Costs are stable in the oil patch as technology is offsetting rising prices in labor and materials. Production is about to touch 11mbd or just did depending on who you believe. 12mbd by 2020 is a virtual certainty and probably by Q3 2019.
The Permian bottleneck which is just hitting now will be short lived. The Gray Oak pipeline will very likely be finished ahead of schedule by Phillips 66 and very likely expanded to 1mbd. The target date is Q1 2020, however, I expect it to be operational by Q4 2019.
The Plains All American (NYSE:PAA) Cactus II pipeline will add 585,000bd capacity by Q3 2019. In the shorter term, the Permian Express 3 is adding 50,000bd by Q1 2019 and the PAA and Magellan Midstream Partners (MMP) BridgeTex expansion will add 40,000bd by Q1 or Q2 2019.
Bloomberg recently noted that by 2020 there could be too much capacity.
I expect the WTI to Permian oil price differential to dissipate rapidly next spring, which will add another catalyst for Permian producers. In addition, the WTI price advantage to Brent is likely to persist, stimulating exports.
We will also likely see light sweet capacity at domestic refineries expanded to keep more oil at home. Remember that Saudi Arabia has bought refinery capacity in the U.S. the past couple years. That is in direct response to our oil production. They want to make sure there are refineries here that can accept and refine their oil long-term.
This all adds up to a good balance coming to oil markets that will result in the “Goldilocks” price of oil being maintained a long time, ex-supply disruptions short-term and transportation problems short-term.
Buying XOP Calls
The SPDR S&P Oil & Gas E&P ETF (XOP) contains a good spread of companies across the oil and gas space. I do believe natural gas will have catalysts for appreciation this winter as well, due to the “Permian pause” that we will see for a quarter or two. Here’s a short list of companies held by XOP:
There are several companies on that list worth buying calls on separately in my opinion, however, the group as a whole is very solid, as mentioned by Jeff Gundlach back at the Sohn Investment conference.
What I am buying:
December 21st, 2018 XOP $40 calls for around $5 or less. These will be first to sell on an autumn pop.

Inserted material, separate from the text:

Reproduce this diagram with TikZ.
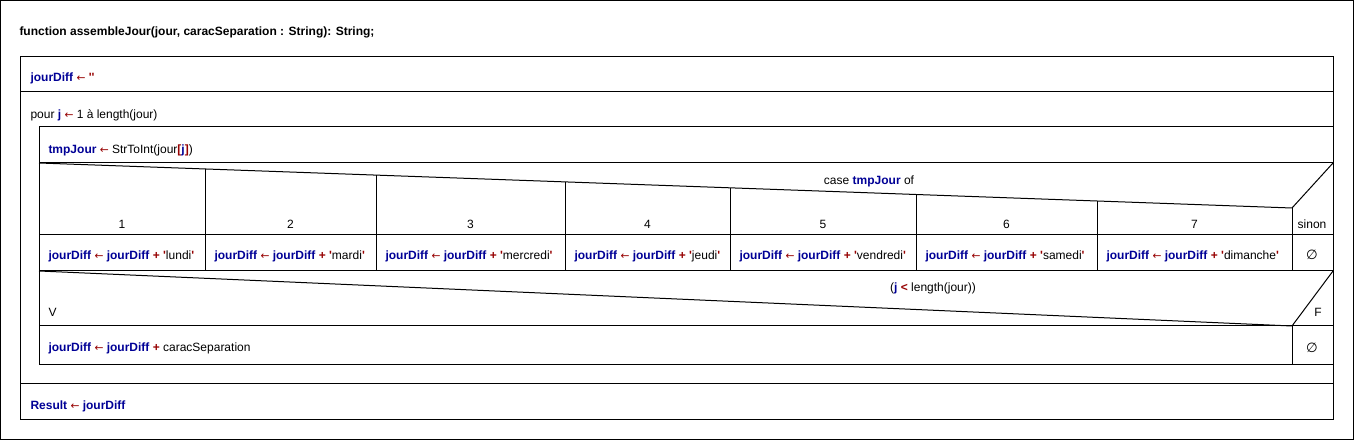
\documentclass[tikz,border=0pt]{standalone}
\usepackage{fontspec}
\setmainfont{Liberation Sans}
\newfontfamily\symfont{DejaVu Sans}
\usepackage{tikz}
\definecolor{varblue}{RGB}{0,0,150}
\definecolor{opred}{RGB}{150,0,0}
\newcommand{\nv}[1]{\textcolor{varblue}{\textbf{#1}}}
\newcommand{\op}[1]{\textcolor{opred}{\textbf{#1}}}
\newcommand{\flg}{\textcolor{opred}{{\symfont\fontsize{8}{10}\selectfont ←}}}
\newcommand{\qt}{\op{\textquotesingle}}
\newcommand{\vide}{{\symfont\itshape\fontsize{10}{12}\selectfont ∅}}

\begin{document}
\begin{tikzpicture}[x=0.75pt, y=-0.75pt, line width=0.75pt,
    txt/.style={inner sep=0pt, anchor=base west, font=\fontsize{9}{11}\selectfont},
    ctxt/.style={txt, anchor=base}]

    \useasboundingbox (0,0) rectangle (1354,441);
    \draw (0.5,0.5) rectangle (1353,440);

    \node[txt, font=\fontsize{9}{11}\selectfont\bfseries] (titre) at (19,36)
        {function assembleJour(jour, caracSeparation : String): String;};

    % corps de la fonction
    \draw (20,57) rectangle (1333,420);
    \draw (20,92) -- (1333,92);
    \draw (20,384) -- (1333,384);
    \node[txt] (init) at (30,82) {\nv{jourDiff} \flg{} \qt\qt};
    \node[txt] (pour) at (30,119) {pour \nv{j} \flg{} 1 à length(jour)};
    \node[txt] (res) at (30,410) {\nv{Result} \flg{} \nv{jourDiff}};

    % boucle
    \draw (39,127) rectangle (1333,365);
    \draw (39,163) -- (1333,163);
    \node[txt] (tmp) at (48,154) {\nv{tmpJour} \flg{} StrToInt(jour\op{[}\nv{j}\op{]})};

    % case of
    \draw (39,163) -- (1292,208) -- (1333,163);
    \draw (1292,208) -- (1292,271);
    \draw (39,235) -- (1333,235);
    \draw (39,271) -- (1333,271);
    \node[ctxt] (selon) at (869,185) {case \nv{tmpJour} of};
    \foreach \xa/\xb/\num/\jour in {39/205/1/lundi, 205/376/2/mardi,
            376/565/3/mercredi, 565/730/4/jeudi, 730/916/5/vendredi,
            916/1097/6/samedi, 1097/1292/7/dimanche} {
        \pgfmathsetmacro{\yt}{163+(\xa-39)/1253*45}
        \draw (\xa,\yt) -- (\xa,271);
        \node[ctxt] (num\num) at ({(\xa+\xb)/2},229) {\num};
        \node[txt] (cas\num) at (\xa+9,260)
            {\nv{jourDiff} \flg{} \nv{jourDiff} \op{+} \qt\jour\qt};
    }
    \node[ctxt] (sinon) at (1312,229) {sinon};
    \node[txt, anchor=center] (vide1) at (1312,255) {\vide};

    % si
    \draw (39,271) -- (1292,326) -- (1333,271);
    \draw (39,326) -- (1333,326);
    \draw (1292,326) -- (1292,365);
    \node[ctxt] (cond) at (933,292) {(\nv{j} \op{<} length(jour))};
    \node[txt] (vrai) at (48,317) {V};
    \node[ctxt] (faux) at (1318,317) {F};
    \node[txt] (sep) at (48,352) {\nv{jourDiff} \flg{} \nv{jourDiff} \op{+} caracSeparation};
    \node[txt, anchor=center] (vide2) at (1312,348) {\vide};

\end{tikzpicture}
\end{document}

January 2020, XOP $42 and $45 calls for between the bid price and the midpoint of bid/ask price.
I own about 3x more 2020 calls than December 2018 calls and January 2019 calls (which were bought previously).
The largest XOP holding is still the ETF proper. Careful not to put too much of your money into call land where time value expires. With the ETF the calendar is always on your side. It is not with calls that expire.
Buying ECA Calls
We already own Encana (ECA) calls at $10 and $12 strike prices. The January 2019 will be sold this autumn, hopefully on a price pop. I am adding to the 2020 calls/LEAPs.
I am buying:
January 2020, ECA $12 calls for about $3.
I like Encana’s management of their operations and the simplicity of analyzing the company. In addition, the company is clearly a takeover target. I can see Royal Dutch Shell buying them out for around $20/share by spring.
What I’m Planning
There are several Permian stocks I am looking at buying calls on. I am hoping that there is disappointment in some of their stocks in the next couple weeks. If there is, then I will be a buyer. If there isn’t, well, I own a whole bunch of XOP which they are in.
Disclosure: I am/we are long XOP, ECA.
I wrote this article myself, and it expresses my own opinions. I am not receiving compensation for it. I have no business relationship with any company whose stock is mentioned in this article.
Additional disclosure: I also own calls on the XOP and ECA — I own a Registered Investment Advisor – bluemoundassetmanagement.com – however, publish separately from that entity for self-directed investors. Any information, opinions, research or thoughts presented are not specific advice as I do not have full knowledge of your circumstances. All investors ought to take special care to consider risk, as all investments carry the potential for loss. Consulting an investment advisor might be in your best interest before proceeding on any trade or investment.